When the executive branch rejects the committee’s requests for documents, Congress can deploy legal measures aimed at compelling the administration to cooperate. One such maneuver is the subpoena, which requires the administration to hand over documents or provide testimony under threat of legal punishment.
After hearing testimony from whistleblower Tricia Newbold, who revealed that the administration overturned dozens of security clearance denials, the committee moved to issue subpoenas for depositions from administration officials. The first subpoena was delivered to Carl Kline, former White House Personnel Security Director. Kline’s testimony was a priority because he oversaw the security clearance process and was accused by Newbold of discrimination.
Once the subpoena was delivered, Cipollone threatened to prevent Kline from testifying by directing him not to comply, which is rather unusual. Cummings then reminded Kline that subpoena recipients are responsible for responding to the committee, regardless of direction received from their superiors. With this forceful warning from Cummings, Kline agreed to appear for a deposition following approval from the White House.
In this instance, the power to subpoena was critical for Congress to make progress in its oversight efforts, as the threat of penalty was likely what prompted Kline to engage. During his private interview with the committee, Kline took full responsibility for the defects in the security clearance process, defending the president and Chief of Staff Kelly.
Contempt and other legal actions
When an individual ignores a congressional subpoena, a committee can hold that individual in contempt of Congress under the criminal contempt statute, thereby recommending them for prosecution.
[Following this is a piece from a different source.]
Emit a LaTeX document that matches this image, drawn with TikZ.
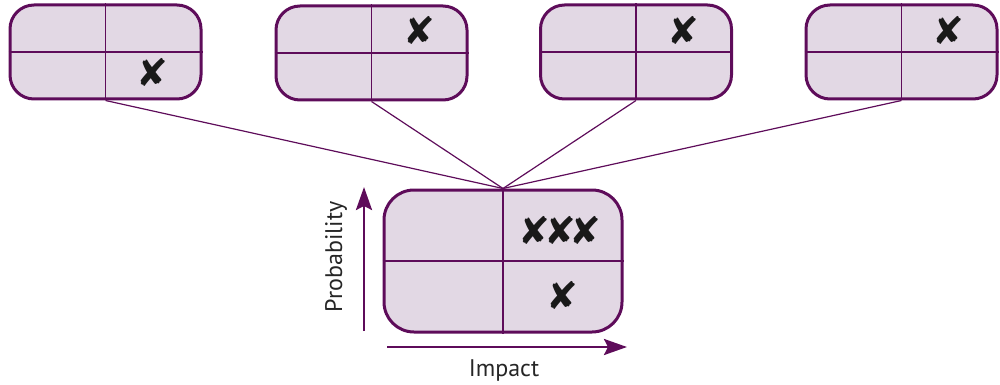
\documentclass[tikz,border=0pt]{standalone}
\usepackage{fontspec}
\setmainfont{PT Sans}
\newfontfamily\symfont{DejaVu Sans}
\usetikzlibrary{arrows.meta}
\definecolor{riskline}{RGB}{94,12,90}
\definecolor{riskfill}{RGB}{226,216,228}
\tikzset{
  riskbox/.style={
    draw=riskline,
    fill=riskfill,
    line width=3pt,
    rounded corners=24pt,
    minimum width=191pt,
    minimum height=94pt,
    inner sep=0pt
  },
  bigbox/.style={
    riskbox,
    rounded corners=30pt,
    minimum width=238pt,
    minimum height=142pt
  },
  divider/.style={
    draw=riskline,
    line width=1.4pt
  },
  link/.style={
    draw=riskline,
    line width=1.2pt
  },
  axis arrow/.style={
    -{Stealth[length=23pt, width=16pt, inset=4pt]},
    line width=2.8pt,
    color=riskline
  },
  crossmark/.style={
    font=\symfont\fontsize{38}{38}\selectfont,
    text=black!90,
    inner sep=0pt
  },
  axis label/.style={
    font=\fontsize{24}{24}\selectfont,
    text=black!85
  }
}

\begin{document}
\begin{tikzpicture}[x=1pt, y=-1pt]

  \useasboundingbox (0,0) rectangle (1000,385);

  %% ---- individual risk grids (top row) ----
  \node[riskbox] (grid1) at (105.5, 52) {};
  \node[riskbox] (grid2) at (371.5, 53) {};
  \node[riskbox] (grid3) at (636, 52) {};
  \node[riskbox] (grid4) at (901.5, 52) {};

  % quadrant lines
  \foreach \g in {grid1, grid2, grid3, grid4} {
    \draw[divider] (\g.north) -- (\g.south);
    \draw[divider] (\g.west) -- (\g.east);
  }

  % crosses
  \node[crossmark] (x1) at (152, 72) {✘};
  \node[crossmark] (x2) at (419, 30) {✘};
  \node[crossmark] (x3) at (683, 30) {✘};
  \node[crossmark] (x4) at (948, 30) {✘};

  %% ---- combined grid ----
  \node[bigbox] (overall) at (503, 261) {};
  \draw[divider] (overall.north) -- (overall.south);
  \draw[divider] (overall.west) -- (overall.east);
  \node[crossmark] (xhigh) at (560, 230) {✘\kern-6pt✘\kern-6pt✘};
  \node[crossmark] (xlow) at (562, 295) {✘};

  %% ---- links from each grid to the combined one ----
  \foreach \g in {grid1, grid2, grid3, grid4}
    \draw[link] (\g.south) -- (overall.north);

  %% ---- axes ----
  \coordinate (pbase) at (364, 331);
  \coordinate (ptip)  at (364, 187);
  \coordinate (ibase) at (387, 347);
  \coordinate (itip)  at (627, 347);
  \draw[axis arrow] (pbase) -- (ptip);
  \draw[axis arrow] (ibase) -- (itip);
  \node[axis label, rotate=90] (problabel) at (336, 257) {Probability};
  \node[axis label] (implabel) at (504, 370) {Impact};

\end{tikzpicture}
\end{document}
If the full House approves such a resolution, the Speaker of the House delivers the citation to the Department of Justice, proposing that a federal prosecutor present the case to a grand jury. Critically, under the criminal contempt approach, subpoenas can only be enforced by administration-appointed Department of Justice officials, yet the department has a stated policy of non-enforcement if subpoenas are being ignored at the direction of the president.
Because Kline agreed to an interview, there was no need to pursue this step. However, in a case involving Attorney General William Barr, Commerce Secretary Wilbur Ross, and the 2020 census, Cummings followed through with scheduling a contempt vote in an attempt to secure compliance. The chairman notified Barr and Ross that a vote had been scheduled but left an opening for the committee to “consider postponing its contempt vote” if Barr and Ross provided certain documents by a specific deadline.
Since Barr and Ross declined this opportunity, the House did vote to hold them in contempt, but the Justice Department is unlikely to act on the referral. Alternatively, Congress can pursue civil enforcement of a subpoena as a way of forcing an executive branch official to comply with their requests. This process recently began, for example, in a separate case for former White House Counsel Don McGahn when the Judiciary Committee Chairman filed a lawsuit to enforce a subpoena for his testimony concerning the Russia Investigation.
The Trump administration’s response to congressional oversight efforts has demonstrated that extracting information concerning executive agencies and actions is not easy. As committees continue to demand answers through the oversight process, the White House frequently stonewalls their requests. With tensions mounting between these two branches of government, it appears that more legal actions may follow; with the speed at which these issues typically move through the courts, it could be a slow and tedious process.